I have had a heck of a time over the years struggling with sand and grog. Without knowing it, problems I’ve wrestled with for years such as “bumpy” clay and glazes, and ware cracking, have originated from trouble with these two clay components.
Sand is what? Tiny granules of silica, ideally. Geologically, rocks of various kinds weather down, eroded by abrasion, until small grains of the very hardest component--silica--are all that remain. Everything else the rock is made of weathers down faster and blows away or is washed away. Deposits of silica sand are mined for construction-grade use, and are sold by the bag. Beach sand has shell parts, salt, feldspar, mica, iron, and organic debris included--which can cause unwanted chemical complications. Impure beach sand should NEVER be used in making clay, even though it is a lot cheaper than silica sand.
Grog is what? Clay that has been fired once in the kiln, then crushed into fine particles. Grog can come from low-fired clay--such as bricks (sweepings from brick factory floors is occasionally bagged and sold cheaply as grog)--or higher-fired clay. Grog can be ground and sieved carefully and sold by size of particle. Grog can be red (as in brick grog), tan, or white.
What does sand or grog do to clay? Either sand or grog are added to clay to separate the platelike clay particles from each other. Mechanically, the rounded and rough clay or grog particles keep the flat and smooth plates of clay from sticking together.
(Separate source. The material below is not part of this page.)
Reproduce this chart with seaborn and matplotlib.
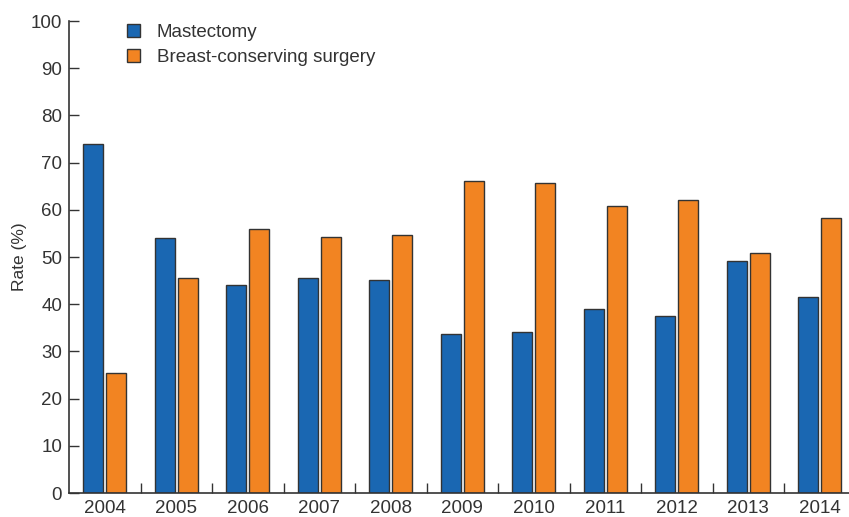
import matplotlib
matplotlib.use("Agg")
import matplotlib.pyplot as plt
import seaborn as sns
import numpy as np
import pandas as pd

years = ["2004", "2005", "2006", "2007", "2008", "2009", "2010", "2011", "2012", "2013", "2014"]
mastectomy = [74.0, 54.1, 44.1, 45.6, 45.2, 33.7, 34.2, 39.0, 37.6, 49.2, 41.5]
bcs = [25.5, 45.6, 55.9, 54.2, 54.6, 66.1, 65.6, 60.9, 62.1, 50.8, 58.3]
series = ["Mastectomy", "Breast-conserving surgery"]
colors = ["#1a67b2", "#f28422"]

df = pd.DataFrame({
    "year": years * 2,
    "rate": mastectomy + bcs,
    "type": [series[0]] * len(years) + [series[1]] * len(years),
})

sns.set_theme(style="white")
plt.rcParams["font.family"] = ["Liberation Sans", "DejaVu Sans"]

fig = plt.figure(figsize=(8.49, 5.17), dpi=100)
ax = fig.add_axes([69 / 849, 24 / 517, 780 / 849, 472 / 517])

sns.barplot(data=df, x="year", y="rate", hue="type", hue_order=series,
            palette=colors, saturation=1, width=0.64, gap=0.125,
            edgecolor="#333333", linewidth=1.0, ax=ax)

ax.set_ylim(0, 100)
ax.set_xlim(-0.5, -0.5 + 780 / 71.5)
ax.set_yticks(np.arange(0, 101, 10))
ax.set_xticks(range(len(years)), years)
ax.set_xticks(np.arange(0.5, len(years) - 0.5, 1), minor=True)

ax.tick_params(axis="y", direction="in", length=7, width=1, color="#333333",
               labelsize=13.5, labelcolor="#333333", pad=5, left=True)
ax.tick_params(axis="x", which="major", length=0, labelsize=13.5,
               labelcolor="#333333", pad=5)
ax.tick_params(axis="x", which="minor", direction="in", length=7, width=1,
               color="#333333", bottom=True)

for side in ["top", "right"]:
    ax.spines[side].set_visible(False)
for side in ["left", "bottom"]:
    ax.spines[side].set_color("#333333")
    ax.spines[side].set_linewidth(1.2)

ax.set_xlabel("")
ax.set_ylabel("Rate (%)", fontsize=12.5, color="#333333", labelpad=3)

leg = ax.legend(loc="upper left", bbox_to_anchor=(0.062, 1.014), frameon=False,
                fontsize=13.5, handlelength=0.7, handleheight=0.7,
                handletextpad=0.9, labelspacing=0.45, borderpad=0)
for t in leg.get_texts():
    t.set_color("#333333")

fig.savefig("out.png", dpi=100)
The result is twofold: a clay body with sand or grog added will dry out faster than a clay body without sand or grog, because water can exit more easily (think: pure sand in the garden drains water very fast while pure clay retains water a long time. Mixing the two gives you something in between). Secondly, adding sand or grog makes the clay body more able to “stand up:” higher pot walls can be thrown without collapse, therefore larger pieces can be created. Sculpting clay has a great amount of sand and coarse grog added. The reason sand and grog allow greater strength in clay walls escapes me, but thus it is.
What’s the difference between using sand and using grog?
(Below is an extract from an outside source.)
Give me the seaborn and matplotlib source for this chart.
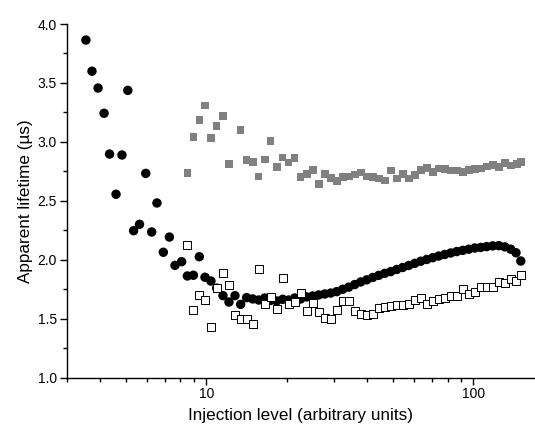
import numpy as np
import pandas as pd
import seaborn as sns
import matplotlib
matplotlib.use("Agg")
import matplotlib.pyplot as plt
from matplotlib.ticker import LogLocator, MultipleLocator, FixedLocator, NullFormatter, FixedFormatter

# ---- data ----
black_x = [3.54, 3.73, 3.93, 4.14, 4.34, 4.59, 4.83, 5.08, 5.34, 5.62, 5.93, 6.24, 6.53, 6.90,
           7.27, 7.63, 8.08, 8.49, 8.94, 9.41, 9.88, 10.40, 10.93, 11.54, 12.15, 12.80, 13.44,
           14.15, 14.91, 15.70, 16.54, 17.41, 18.34, 19.31, 20.33, 21.41, 22.55, 23.75, 25.01,
           26.34, 27.74, 29.21, 30.76, 32.40, 34.12, 35.93, 37.84, 39.85, 41.96, 44.19, 46.54,
           49.01, 51.61, 54.35, 57.24, 60.28, 63.48, 66.86, 70.41, 74.13, 78.07, 82.22, 86.59,
           91.18, 96.03, 101.1, 106.5, 112.1, 118.1, 124.4, 131.0, 137.9, 144.3, 150.4]
black_y = [3.864, 3.60, 3.457, 3.243, 2.897, 2.556, 2.889, 3.437, 2.247, 2.301, 2.733, 2.236,
           2.482, 2.064, 2.193, 1.953, 1.984, 1.863, 1.869, 2.026, 1.852, 1.820, 1.76, 1.696,
           1.642, 1.696, 1.622, 1.679, 1.668, 1.659, 1.676, 1.656, 1.651, 1.665, 1.659, 1.676,
           1.668, 1.685, 1.693, 1.702, 1.710, 1.718, 1.730, 1.750, 1.768, 1.790, 1.812, 1.830,
           1.850, 1.868, 1.885, 1.900, 1.918, 1.935, 1.952, 1.970, 1.988, 2.003, 2.018, 2.032,
           2.045, 2.058, 2.070, 2.080, 2.090, 2.100, 2.105, 2.112, 2.118, 2.120, 2.110, 2.090,
           2.060, 1.990]

gray_x = [8.49, 8.94, 9.41, 9.88, 10.40, 10.93, 11.54, 12.15, 13.44, 14.15, 14.91, 15.70,
          16.54, 17.41, 18.34, 19.31, 20.33, 21.41, 22.55, 23.75, 25.01, 26.34, 27.74, 29.21,
          30.76, 32.40, 34.12, 35.93, 37.84, 39.85, 41.96, 44.19, 46.54, 49.01, 51.61, 54.35,
          57.24, 60.28, 63.48, 66.86, 70.41, 74.13, 78.07, 82.22, 86.59, 91.18, 96.03, 101.1,
          106.5, 112.1, 118.1, 124.4, 131.0, 137.9, 145.3, 150.4]
gray_y = [2.736, 3.044, 3.186, 3.310, 3.033, 3.135, 3.220, 2.813, 3.101, 2.844, 2.830, 2.705,
          2.850, 3.008, 2.787, 2.869, 2.824, 2.866, 2.702, 2.730, 2.764, 2.643, 2.730, 2.694,
          2.666, 2.700, 2.708, 2.725, 2.742, 2.708, 2.700, 2.691, 2.674, 2.756, 2.691, 2.728,
          2.691, 2.717, 2.762, 2.779, 2.745, 2.776, 2.768, 2.756, 2.759, 2.747, 2.762, 2.768,
          2.776, 2.793, 2.804, 2.787, 2.821, 2.801, 2.813, 2.832]

open_x = [8.49, 8.94, 9.41, 9.88, 10.40, 10.93, 11.54, 12.15, 12.80, 13.44, 14.15, 14.91,
          15.70, 16.54, 17.41, 18.34, 19.31, 20.33, 21.41, 22.55, 23.75, 25.01, 26.34, 27.74,
          29.21, 30.76, 32.40, 34.12, 35.93, 37.84, 39.85, 41.96, 44.19, 46.54, 49.01, 51.61,
          54.35, 57.24, 60.28, 63.48, 66.86, 70.41, 74.13, 78.07, 82.22, 86.59, 91.18, 96.03,
          101.1, 106.5, 112.1, 118.1, 124.4, 131.0, 137.9, 144.3, 150.4]
open_y = [2.128, 1.577, 1.699, 1.657, 1.428, 1.757, 1.891, 1.784, 1.532, 1.498, 1.495, 1.458,
          1.919, 1.625, 1.687, 1.580, 1.843, 1.625, 1.645, 1.721, 1.563, 1.637, 1.560, 1.509,
          1.498, 1.572, 1.650, 1.650, 1.563, 1.543, 1.532, 1.540, 1.594, 1.602, 1.608, 1.614,
          1.614, 1.623, 1.659, 1.679, 1.628, 1.653, 1.668, 1.679, 1.690, 1.690, 1.750, 1.713,
          1.727, 1.767, 1.767, 1.767, 1.809, 1.803, 1.835, 1.820, 1.871]

x_major = [10, 100]
x_major_labels = ["10", "100"]

# ---- style ----
sns.set_theme(style="ticks")
plt.rcParams["font.family"] = ["Liberation Sans", "DejaVu Sans"]

fig = plt.figure(figsize=(5.35, 4.32), dpi=100)
ax = fig.add_axes([0.1247, 0.1257, 0.8753, 0.8187])

df_gray = pd.DataFrame({"x": gray_x, "y": gray_y})
df_open = pd.DataFrame({"x": open_x, "y": open_y})
df_black = pd.DataFrame({"x": black_x, "y": black_y})

sns.scatterplot(data=df_gray, x="x", y="y", ax=ax, marker="s", s=30,
                color="#808080", edgecolor="none", linewidth=0, zorder=2)
sns.scatterplot(data=df_black, x="x", y="y", ax=ax, marker="o", s=46,
                color="black", edgecolor="none", linewidth=0, zorder=3)
sns.scatterplot(data=df_open, x="x", y="y", ax=ax, marker="s", s=28,
                facecolor="white", edgecolor="black", linewidth=0.7, zorder=4)

ax.set_xscale("log")
ax.set_xlim(3, 170)
ax.set_ylim(1.0, 4.0)

ax.xaxis.set_major_locator(FixedLocator(x_major))
ax.xaxis.set_major_formatter(FixedFormatter(x_major_labels))
ax.xaxis.set_minor_locator(LogLocator(base=10, subs=np.arange(2, 10), numticks=20))
ax.xaxis.set_minor_formatter(NullFormatter())
ax.yaxis.set_major_locator(MultipleLocator(0.5))
ax.yaxis.set_minor_locator(MultipleLocator(0.25))
ax.yaxis.set_major_formatter(plt.FuncFormatter(lambda v, p: f"{v:.1f}"))

ax.tick_params(axis="both", which="major", direction="out", length=5, width=1,
               labelsize=10, colors="black", pad=2)
ax.tick_params(axis="both", which="minor", direction="out", length=3, width=1, colors="black")

for side in ["top", "right"]:
    ax.spines[side].set_visible(False)
for side in ["left", "bottom"]:
    ax.spines[side].set_color("black")
    ax.spines[side].set_linewidth(1.0)

ax.set_xlabel("Injection level (arbitrary units)", fontsize=12.3, color="black", labelpad=5)
ax.set_ylabel("Apparent lifetime (\u00b5s)", fontsize=12.3, color="black", labelpad=3)
ax.grid(False)
ax.set_facecolor("white")

fig.savefig("out.png", dpi=100, facecolor="white")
Anyone reading this who'd like to fill me in, please add a comment. I am still not sure, beyond my understanding that grog absorbs water and sand does not. But I've had a bad experience with sand, and so now I prefer grog (fine gog). Here's the story:
I used to make up my own clay bodies from scratch. Without the addition of either sand or grog, my large pieces would inevitably warp or crack. I tried adding whatever I could get cheaply, but I would get new problems, without understanding that my choices came with prices. Sand (and large-size grog) abrades my hands and wears my fingernails to the quick. Though grog is more expensive, it is available in SMALLER particle size than sand does, and it still does the job of “opening” a clay body. Now I know that I can avoid the price of raw hands from the abrasion of sand, by adding very fine grog instead: I get the “open” clay, and increased pot wall height, without the abrasion.
I decided to buy clay ready-made from a supplier. It's not that expensive (clay is, after all, "dirt cheap"). Years ago I decided this was altogether a better solution for me than mixing my own. Some potters get very excited about digging their own clay, and preparing it; but for me it was too much exhausting work, and I finally gave in to buying it ready-made.
However, I encountered another hellish problem for years, and only recently found out that bagged clay was not infallible. Through two competitors giving me information, I heard that the maker of my favorite clay body was adding beach sand instead of more expensive silica sand to their proprietary mix. Not good! I would have smooth, very smooth bisque ware, but then discover after the final firing that my clay was now mysteriously bumpy. These rough bumps were quite noticeable on the unglazed undersides of my pots, but also made my should-have-been-smooth glazes intolerably bumpy as well. After looking at the clay with a 10x loupe magnifier I discovered bubbly whitish “zits” to be the culprit--and it was explained to me that these were feldspar blemishes caused by impurities in the sand.
When I switched manufacturers, the zit problem disappeared; my naked clay is now smooth and the glazes are smooth as they should be. I must assume that impure beach sand indeed was being added to that commercial clay body. But finally! I've got clay that stays porcelain-smooth through cone 6, yet has enough "tooth" due to the addition of fine grog to hold up in nice, thin walls rather than collapse.
When I want to make the occasional larger piece, I've got a supply of fine white grog in my studio--I just throw a handful on the wedging table and wedge it in to that chunk of clay I'll be using to make the larger piece. The glaze still fits, everything's still smooth, no cracking or warping. Bingo!